2.   Does the authority feel that the LTP was permitted to concentrate on areas felt to be important locally? If not, why was there a feeling that the "National Shared Priorities" were to dominate over other local objectives? The Department states that the guidance encouraged local authorities (and partners) to identify local priorities within their LTP—what more steer did local authorities (and partners) need to develop local priorities?

  Generally, the East Sussex LTP2 objectives fit comfortably within the context of the wider National Shared Priorities transport. The LTP2's objectives are based on the East Sussex Community Strategy Objectives ("Pride of Place") and are closely aligned to the national shared priorities for transport. The exception is the LTP2 "maintenance" objective as none of the shared priorities explicitly includes this.

  However, the rural nature and poor economic performance of the County, together with the overall level of resources available, constrains the extent to which the County Council's transport capital programme can significantly contribute to the achievement of all LTP objectives. The funding process is heavily weighted to meeting national transport objectives and this limits the LTAs' ability to pursue local aspirations. For example, there is no tangible funding opportunity to implement significant non-major schemes in excess of £1 million and less than £5 million. In East Sussex, implementation of Phase 1 of the Newhaven Port Access road has been a local priority for several years but continues to be frustrated by an apparent lack of commitment from Government to invest in schemes in excess of £2 million but under £5 million, despite the potential for such schemes to contribute to high priority local economic regeneration and transport objectives.

  The LTP guidance is sufficient in terms of providing a steer on how local authorities should identify their local priorities.

3.   We would be grateful for an assessment of the cost of the interaction between the local authorities and the central Department for Transport, if this is possible.

  The cost for interaction will vary year-on-year ie depending on whether we are preparing both a Local Transport Plan and a Delivery Report (formerly an Annual Progress Report) and the number of consultations eg re national/regional transport policy and funding. Over a five-year period average costs vary in the range of £80,000 to £100,000 per year.

4.  Q268 The transport Minister Dr Ladyman stated: "We can keep it under review, but actually the £5 million threshold is widely misunderstood. The £5 million is not the maximum that a local authority can spend: it is the threshold under which we are unlikely to consider giving additional grant. If we increased it to £6 million local authorities would actually be worse off because it would mean that they would have to have a £6 million scheme before we would consider giving them additional grant. Local authorities would be better pressuring us to bring the level down rather than bring it up". What is your response to this statement? Have local authorities misunderstood the issue?

  Local Authorities have understood that they are not able to progress schemes of more than £5 million without specific DfT major scheme approval, irrespective of the funding stream. The Transport Minister's words imply that LTA's can progress schemes in excess of £5 million without having to obtain DfT approval if funded through a combination of the LTP and non-government sources (ie "The £5 million is not the maximum that a local authority can spend"). Clarification would be helpful to confirm whether such schemes must receive DfT approval to be implemented. The Minister's statement still leaves us believing they do require DfT approval.

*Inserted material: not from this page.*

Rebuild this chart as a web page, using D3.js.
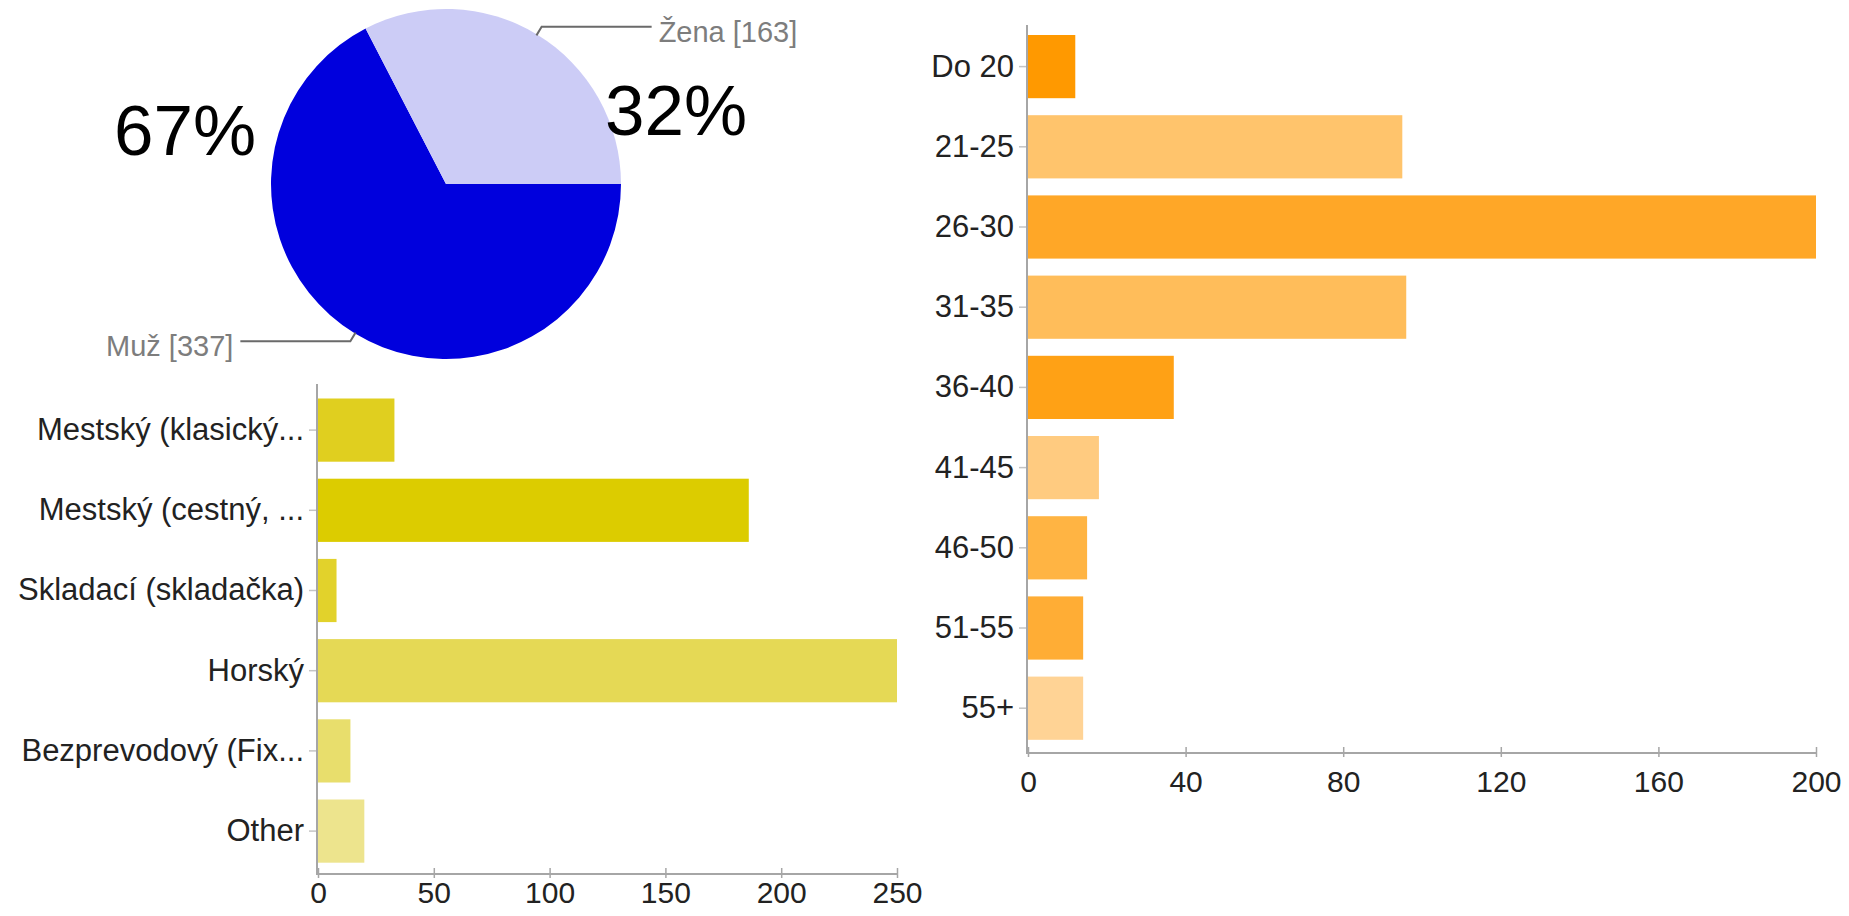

  We strongly agree that there would be potential benefits in lowering the threshold below £5 million for schemes to qualify for Government funding support. However, the concern is that the current bidding system for "Majors" is so onerous that the costs involved in progressing significant non-major schemes, would form a large proportion of overall scheme costs impacting on its Value for Money credentials. The current requirement has presented a major obstacle to progressing important regional and local priorities. I have already mentioned the first phase of the Newhaven Port Access Road. The first phase of this scheme, would cost in the order of £4 million and would contribute to the economic regeneration of Newhaven, consistent with the emerging South East Plan and LTP2 objectives.

5.   It has been suggested that whole life costing, good asset management and strategic transport planning is not helped by having separate (revenue and capital) funding streams. CIPFA, the public sector accountancy body, has suggested that integration could be achieved by supporting capital schemes through the revenue account, by paying the full cost of depreciation plus an interest or opportunity cost of using capital. What would be your view on this?

  Having separate funding streams for capital and revenue is not an issue. Currently most capital schemes are funded by borrowing finance from the revenue account. It is right and proper to account for the differences between revenue and capital spend items. CIPFA have not suggested the integration implied in the question. Rather, they would promote a depreciation charge to revenue to reflect the full cost of the use of the asset. This would allow renewal funds to be built up but this does raise a major question of the impact on the council tax payer of depreciation accounting.